(MENAFN - AFP) Shares in troubled conglomerate Toshiba dived again Friday as Standard & Poor's warned it may cut its credit rating while a possible saviour of the Japanese firm's loss-hit nuclear unit reportedly ruled out any rescue deal.
Investors have sliced more than 20 percent off its Tokyo-listed stock this week as Toshiba, one of Japan's best-known firms, warned of huge losses and possible accounting fraud at its US nuclear arm Westinghouse Electric.
On Friday, shares plunged 9.2 percent to end the day 184 yen (1.62) with worries swirling that the firm will be booted off the Tokyo Stock Exchange's prestigious first section as its finances deteriorate.

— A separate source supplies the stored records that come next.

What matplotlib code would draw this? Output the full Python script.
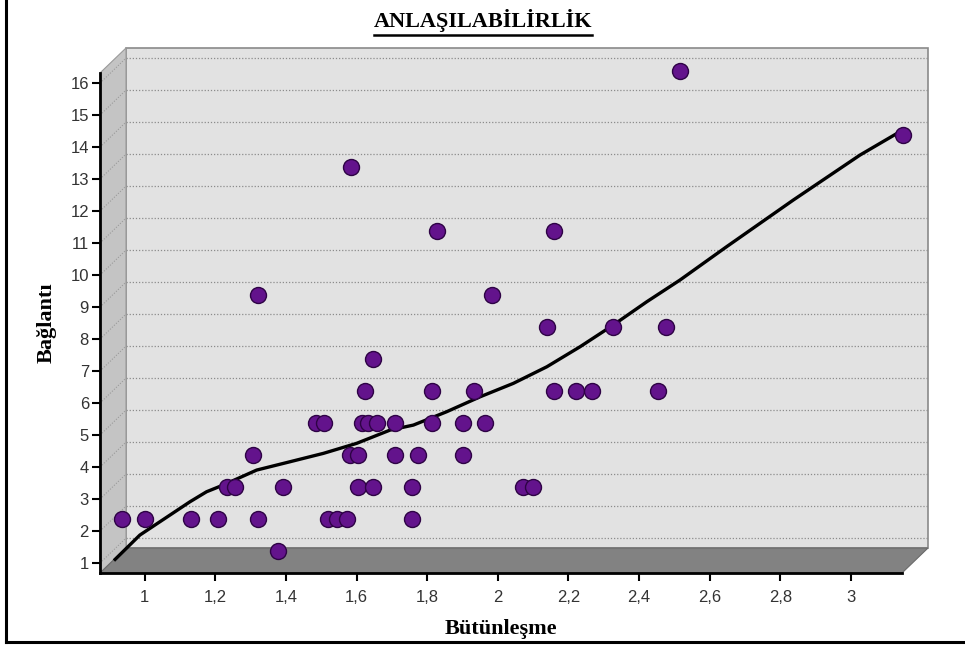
import matplotlib.pyplot as plt
import numpy as np
from matplotlib.patches import Polygon, Rectangle
from matplotlib.lines import Line2D

# data (Bütünleşme, Bağlantı)
butunlesme = [0.898, 0.964, 1.093, 1.170, 1.285, 1.483, 1.507, 1.535, 1.721,
              1.340,
              1.195, 1.219, 1.354, 1.566, 1.610, 1.721, 2.034, 2.064,
              1.270, 1.544, 1.568, 1.672, 1.736, 1.864,
              1.448, 1.472, 1.578, 1.596, 1.620, 1.672, 1.776, 1.864, 1.927,
              1.587, 1.776, 1.897, 2.122, 2.185, 2.229, 2.418,
              1.610,
              2.102, 2.290, 2.440,
              1.285, 1.946,
              1.792, 2.123,
              1.546,
              3.112,
              2.479]
baglanti = [2, 2, 2, 2, 2, 2, 2, 2, 2,
            1,
            3, 3, 3, 3, 3, 3, 3, 3,
            4, 4, 4, 4, 4, 4,
            5, 5, 5, 5, 5, 5, 5, 5, 5,
            6, 6, 6, 6, 6, 6, 6,
            7,
            8, 8, 8,
            9, 9,
            11, 11,
            13,
            14,
            16]

# smoothed trend line
trend_x = [0.879, 0.949, 1.091, 1.138, 1.185, 1.280, 1.374, 1.469, 1.563, 1.658,
           1.724, 1.818, 1.913, 2.007, 2.102, 2.196, 2.290, 2.385, 2.479, 2.611,
           2.800, 2.989, 3.097]
trend_y = [0.725, 1.484, 2.525, 2.838, 3.047, 3.516, 3.775, 4.038, 4.350, 4.766,
           4.922, 5.338, 5.806, 6.225, 6.744, 7.369, 8.047, 8.775, 9.453, 10.494,
           11.953, 13.359, 14.056]

xticks = [1, 1.2, 1.4, 1.6, 1.8, 2, 2.2, 2.4, 2.6, 2.8, 3]
xticklabels = ['1', '1,2', '1,4', '1,6', '1,8', '2', '2,2', '2,4', '2,6', '2,8', '3']
yticks = list(range(1, 17))

fig = plt.figure(figsize=(9.65, 6.46), dpi=100)
ax = fig.add_axes([100/965, 73/646, 802/965, 500/646])
x0, x1 = 0.873, 0.873 + 802/353
y0, y1 = 0.69, 0.69 + 500/32
ax.set_xlim(x0, x1)
ax.set_ylim(y0, y1)
ax.patch.set_visible(False)

# 3d depth offset (back wall), in data units
DX = 26/353
DY = 25/32

# back wall
ax.add_patch(Rectangle((x0+DX, y0+DY), x1-x0, y1-y0, facecolor='#e2e2e2',
                       edgecolor='#8a8a8a', lw=1.2, clip_on=False, zorder=0))
for v in yticks:
    ax.plot([x0+DX, x1+DX], [v+DY, v+DY], color='#8c8c8c', lw=0.9, ls=(0, (1, 1.5)),
            clip_on=False, zorder=1)
    ax.plot([x0, x0+DX], [v, v+DY], color='#9a9a9a', lw=0.8, ls=(0, (1, 1.5)),
            clip_on=False, zorder=2)

# side wall
ax.add_patch(Polygon([(x0, y0), (x0, y1), (x0+DX, y1+DY), (x0+DX, y0+DY)],
                     closed=True, facecolor='#c4c4c4', edgecolor='#9a9a9a', lw=0.8,
                     clip_on=False, zorder=1.5))
# floor
ax.add_patch(Polygon([(x0, y0), (x1, y0), (x1+DX, y0+DY), (x0+DX, y0+DY)],
                     closed=True, facecolor='#828282', edgecolor='#6a6a6a', lw=0.8,
                     clip_on=False, zorder=1.5))

# series sit at the middle of the depth
ax.plot(np.array(trend_x) + DX/2, np.array(trend_y) + DY/2, color='black', lw=2.4,
        clip_on=False, zorder=4)
ax.plot(np.array(butunlesme) + DX/2, np.array(baglanti) + DY/2, 'o', ms=11.5,
        mfc='#63138c', mec='#2e0345', mew=1.0, clip_on=False, zorder=5)

for s in ['top', 'right']:
    ax.spines[s].set_visible(False)
for s in ['left', 'bottom']:
    ax.spines[s].set_linewidth(2)
    ax.spines[s].set_zorder(6)

ax.set_xticks(xticks)
ax.set_xticklabels(xticklabels)
ax.set_yticks(yticks)
ax.tick_params(axis='both', direction='out', length=6, width=1.5, color='black',
               labelsize=12, labelcolor='#333333')
ax.tick_params(axis='x', pad=6)
ax.tick_params(axis='y', pad=2)
for lab in ax.get_xticklabels() + ax.get_yticklabels():
    lab.set_family('Liberation Sans')

ax.set_xlabel('Bütünleşme', fontsize=16, fontweight='bold', family='Liberation Serif',
              labelpad=10)
ax.set_ylabel('Bağlantı', fontsize=16, fontweight='bold', family='Liberation Serif',
              labelpad=10)

# underlined title
title = fig.text(483/965, 1 - 20/646, 'ANLAŞILABİLİRLİK', ha='center', va='center',
                 fontsize=16, fontweight='bold', family='Liberation Serif')
fig.canvas.draw()
bb = title.get_window_extent().transformed(fig.transFigure.inverted())
fig.add_artist(Line2D([bb.x0, bb.x1], [1 - 35/646, 1 - 35/646], color='black', lw=1.8,
                      transform=fig.transFigure))

# page frame
fig.add_artist(Line2D([6/965, 6/965], [1, 1 - 642/646], color='black', lw=2.2,
                      transform=fig.transFigure))
fig.add_artist(Line2D([6/965, 1], [1 - 642/646, 1 - 642/646], color='black', lw=2.2,
                      transform=fig.transFigure))

fig.savefig('out.png', dpi=100)
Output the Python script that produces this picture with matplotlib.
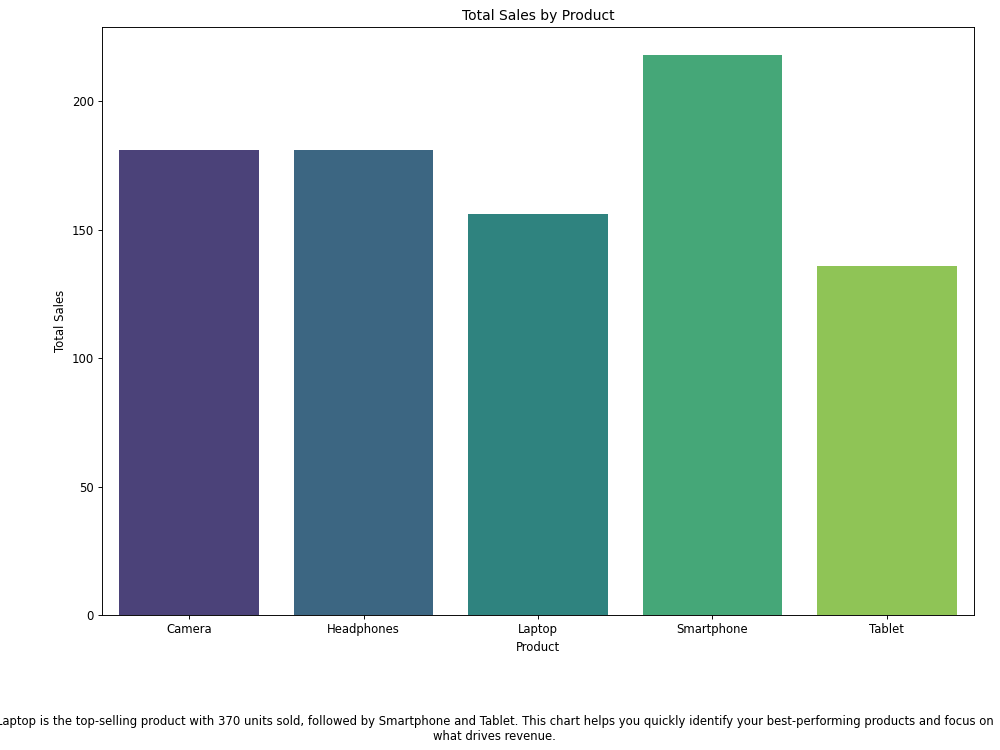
import matplotlib
matplotlib.use("Agg")
import matplotlib.pyplot as plt
import seaborn as sns

products = ["Camera", "Headphones", "Laptop", "Smartphone", "Tablet"]
total_sales = [181, 181, 156, 218, 136]

caption = ("Laptop is the top-selling product with 370 units sold, followed by Smartphone and Tablet. "
           "This chart helps you quickly identify your best-performing products and focus on\n"
           "what drives revenue.")

DPI = 1000 / 12
fig = plt.figure(figsize=(12, 9), dpi=DPI)
ax = fig.add_axes([0.102, 0.18, 0.872, 0.784])
sns.barplot(x=products, y=total_sales, hue=products, palette="viridis", legend=False, ax=ax)
ax.set_title("Total Sales by Product")
ax.set_xlabel("Product")
ax.set_ylabel("Total Sales")
fig.text(0.4945, 0.010, caption, ha="center", va="bottom", fontsize=10)
fig.savefig("out.png", dpi=DPI)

S&P said it may downgrade the conglomerate's credit rating again, while Shunichi Miyanaga, the head of Japanese industrial giant Mitsubishi Heavy Industries (MHI), told the Financial Times that he had ruled out a rescue of Toshiba's ailing nuclear unit.
There has been speculation Toshiba may need to join forces with another firm involved in atomic power to keep the business from crashing.
But Miyanaga told the newspaper in an interview published Friday that MHI and Toshiba's nuclear businesses were too different to make a merger work.
"When you see all this negative news... there is a temptation to keep on selling," Toshihiko Matsuno, chief strategist at SMBC Friend Securities, told AFP.
Toshiba shares are down about 60 percent since December, when it first warned of problems at Westinghouse.
On Tuesday, Toshiba shocked markets when it failed to report its results for April-December as scheduled then said it needed more time to sort out the situation at the troubled atomic division.
Instead it issued a grim preliminary forecast of a net loss of 390 billion yen (3.4 billion) in the fiscal year to March, dragged by a writedown topping 6 billion at Westinghouse.
Toshiba also said it opened probe into possible wrongdoing by the unit's senior executives while chairman Shigenori Shiga, who once headed Westinghouse, quit.
Citing unnamed sources, Japan's Kyodo news agency has said the unit's executives pressured underlings to understate losses linked to nuclear plant construction.
Less than two years ago, Toshiba, which makes everything from trains to memory chips, suffered an embarrassing profit-padding scandal that involved bosses pressuring subordinates to cover up weak earnings.
Since then it has launched a major restructuring, including selling its medical devices unit and most of its home appliance business. Toshiba is also moving to spin off its prized memory chip arm.